Bolívia decide entre um quarto mandato de Evo Morales e abrir as portas a uma mudança
País vai às urnas neste domingo com dúvidas sobre um segundo turno e acusações cruzadas
A Bolívia vai às urnas neste domingo em meio a uma disjunção única na região. Pouco mais de sete milhões de eleitores decidirão se ratificam sua confiança em Evo Morales para o quarto mandato consecutivo ou se abrem as portas a uma mudança de ciclo. O presidente, que assumiu o cargo em janeiro de 2006 e sempre venceu com folgas, participa das eleições após perder por ligeira margem, há três anos e meio, um referendo sobre reeleição indefinida. Apesar disso, uma sentença do Tribunal Constitucional ressuscitou essa opção e em dezembro o Supremo Tribunal Eleitoral o habilitou para concorrer novamente.
Essas premissas causaram uma campanha muito tensa em que pela primeira vez em mais de 15 anos o desgaste do Governo abre as portas à possibilidade de um segundo turno, ainda pouco provável pelas pesquisas. Morales, do MAS, enfrenta uma oposição muito fragmentada em que há somente um adversário com capacidade real de arrebatar-lhe apoios, o ex-presidente Carlos Mesa (2003-2005), líder da Frente Revolucionária de Esquerda. Ele se junta a outro concorrente que teve visibilidade discreta, o senador Óscar Ortiz.
Os slogans da corrida eleitoral desenham, em si, um panorama anômalo, em que o líder da esquerda, que chegou ao poder para mudar o sistema, é quem agora se apresenta como garantia de estabilidade frente à incerteza. O presidente exibe junto com seu número dois, Álvaro Garcia Linera, o mote “Futuro Seguro”, enquanto Mesa utilizou a ideia de que “Já é o bastante”. Esse chamado à segurança se apoia, fundamentalmente, na economia. As previsões publicadas nessa semana pelo Fundo Monetário Internacional (FMI) preveem um crescimento de 3,9% no final desse ano. Isso é, acima dos vizinhos Chile e Peru que, entretanto, têm um PIB muito maior. E o Banco Mundial certifica que a pobreza caiu de 60% no começo de seu mandato a 35% em 2018.

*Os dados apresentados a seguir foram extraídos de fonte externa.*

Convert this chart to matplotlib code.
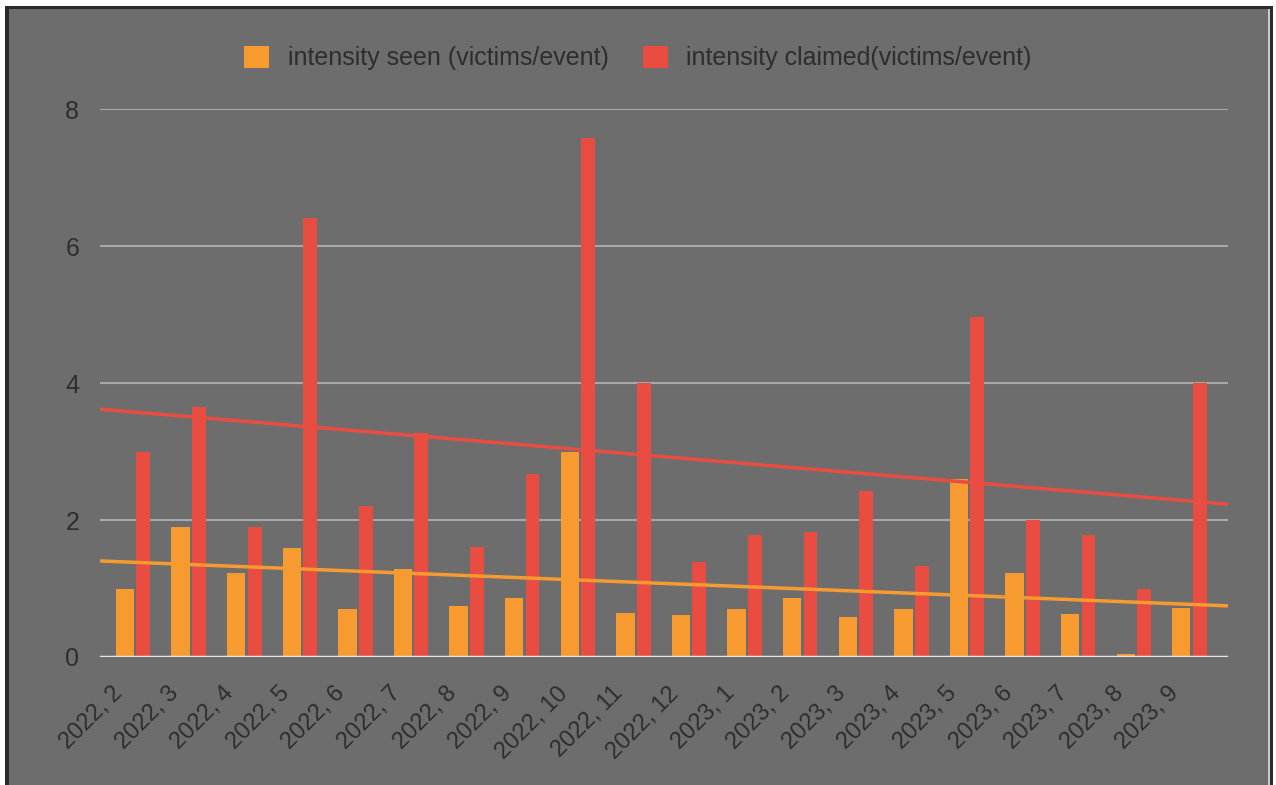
import numpy as np
import matplotlib
matplotlib.use("Agg")
import matplotlib.pyplot as plt
from matplotlib.patches import Patch, Rectangle

months = ["2022, 2", "2022, 3", "2022, 4", "2022, 5", "2022, 6", "2022, 7", "2022, 8",
          "2022, 9", "2022, 10", "2022, 11", "2022, 12", "2023, 1", "2023, 2", "2023, 3",
          "2023, 4", "2023, 5", "2023, 6", "2023, 7", "2023, 8", "2023, 9"]
seen = [1.0, 1.9, 1.23, 1.59, 0.7, 1.28, 0.74, 0.86, 3.0, 0.64,
        0.61, 0.7, 0.86, 0.58, 0.7, 2.6, 1.23, 0.63, 0.04, 0.72]
claimed = [3.0, 3.65, 1.9, 6.41, 2.2, 3.27, 1.6, 2.67, 7.58, 4.0,
           1.39, 1.78, 1.82, 2.42, 1.33, 4.96, 2.0, 1.78, 0.99, 4.0]

bg = "#6d6d6d"
orange = "#f79b30"
red = "#e94c40"
txt = "#2e2e2e"

plt.rcParams['font.family'] = ['Liberation Sans', 'DejaVu Sans']

W, H = 1276, 785
fig = plt.figure(figsize=(W / 100, H / 100), dpi=100, facecolor="white")

# panel background and frame lines
fig.patches.append(Rectangle((8 / W, 0), (1268 - 8) / W, (H - 8) / H, transform=fig.transFigure,
                             facecolor=bg, edgecolor="none", zorder=-2))
fig.patches.append(Rectangle((5 / W, 0), 4 / W, (H - 6) / H, transform=fig.transFigure,
                             facecolor="#2b2b2b", edgecolor="none", zorder=-1))
fig.patches.append(Rectangle((5 / W, (H - 9) / H), (1273 - 5) / W, 3 / H, transform=fig.transFigure,
                             facecolor="#2b2b2b", edgecolor="none", zorder=-1))
fig.patches.append(Rectangle((1268 / W, 0), 2 / W, (H - 9) / H, transform=fig.transFigure,
                             facecolor="#c8c8c8", edgecolor="none", zorder=-1))
fig.patches.append(Rectangle((1270 / W, 0), 3 / W, (H - 6) / H, transform=fig.transFigure,
                             facecolor="#2b2b2b", edgecolor="none", zorder=-1))

ax = fig.add_axes([100 / W, 1 - 657 / H, (1228 - 100) / W, (657 - 109) / H])
ax.set_facecolor("none")
ax.set_zorder(2)

x = np.arange(len(months))
ax.bar(x, seen, width=0.33, color=orange, zorder=3)
ax.bar(x + 0.33, claimed, width=0.25, color=red, zorder=3)

xl = (-0.45, 19.84)
xs = np.array(xl)
for vals, c in [(seen, orange), (claimed, red)]:
    k, b = np.polyfit(x, vals, 1)
    ax.plot(xs, k * xs + b, color=c, lw=2.5, zorder=4)

ax.set_xlim(*xl)
ax.set_ylim(0, 8)
ax.set_yticks([0, 2, 4, 6, 8])
ax.grid(axis="y", color="#a8a8a8", lw=1.5, zorder=1)
ax.axhline(0, color="#e6e6e6", lw=2.5, zorder=5)
for s in ax.spines.values():
    s.set_visible(False)
ax.tick_params(length=0, labelsize=18, colors=txt, pad=15)
ax.set_xticks(x - 0.1)
ax.set_xticklabels(months, rotation=45, ha="right", va="center", rotation_mode="anchor")
ax.tick_params(axis="x", pad=24, labelsize=17)

handles = [Patch(facecolor=orange, label="intensity seen (victims/event)"),
           Patch(facecolor=red, label="intensity claimed(victims/event)")]
fig.legend(handles=handles, loc="center", bbox_to_anchor=(0.5, 1 - 58 / H), ncol=2,
           frameon=False, fontsize=18, labelcolor=txt, handlelength=1.0, handleheight=1.0,
           handletextpad=0.75, columnspacing=1.35)

fig.savefig("out.png", dpi=100, facecolor=fig.get_facecolor())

Esses números não só transformam Morales em uma exceção no antigo eixo de Governos bolivarianos, entre os quais o regime de Nicolás Maduro na Venezuela caiu em uma crise sem precedentes nesse país. Também o distanciam de projetos neoliberais como o de Mauricio Macri. A crise argentina foi um dos principais fantasmas dessas eleições da mesma forma que a tempestade política gerada pela gestão dos incêndios na Amazônia.
“Com o irmão Álvaro pedimos mais cinco anos para aproveitar nossa experiência, terminar as grandes obras em petroquímica, ferro e lítio e diminuir a extrema pobreza a menos de 5%”, disse Morales na quarta-feira ao finalizar a campanha. “Meu sonho é que a Bolívia continue sendo a primeira em crescimento econômico na América do Sul. Não me abandonem”, disse e reiterou aos seus simpatizantes nas redes sociais. Mesa, que recebeu apoios de ex-adeptos de Morales e do ex-presidente Jorge Quiroga, colocou suas últimas cartas na mesa no feudo oposicionista de Santa Cruz. Afirmou que a população joga o futuro do país, entre duras críticas à máquina da situação e aos riscos de que a Bolívia entre por um caminho autocrático. Mas o político é duramente questionado por supostos ganhos ilegais quando foi vice-presidente de Gonzalo Sánchez de Lozada.
Como destaca o professor e analista político Fernando Mayorga a incógnita do segundo turno – que ocorre caso o presidente não obtenha 50% dos votos ou não supere os 40% com dez pontos de margem sobre o segundo – se resolverá com o voto dos 15% de indecisos. Em sua opinião, da mesma forma que a dicotomia estabilidade versus incerteza, também opera outra, “continuidade versus mudança”. “Há seis meses predominava a ideia de mudança pelo descontentamento do referendo, por isso havia um predomínio do político”. “Nessa última parte ganhou importância a ideia da economia, que se reafirmou com a crise da Argentina e pelo que aconteceu no Equador”, diz se referindo aos protestos contra Lenín Moreno, que no domingo se viu obrigado a retirar um decreto de ajustes econômicos com o qual procurava pagar um empréstimo do FMI.
Essas circunstâncias se juntam às constantes acusações cruzadas. Setores da oposição, que em alguns casos sequer reconhecem Morales como candidato legítimo, alertam preventivamente sobre a possibilidade de fraude, enquanto o mandatário alertou no começo da semana que os opositores “querem queimar a Casa Grande do Povo [sede presidencial, em La Paz] e dar um golpe de Estado se Evo ganhar”.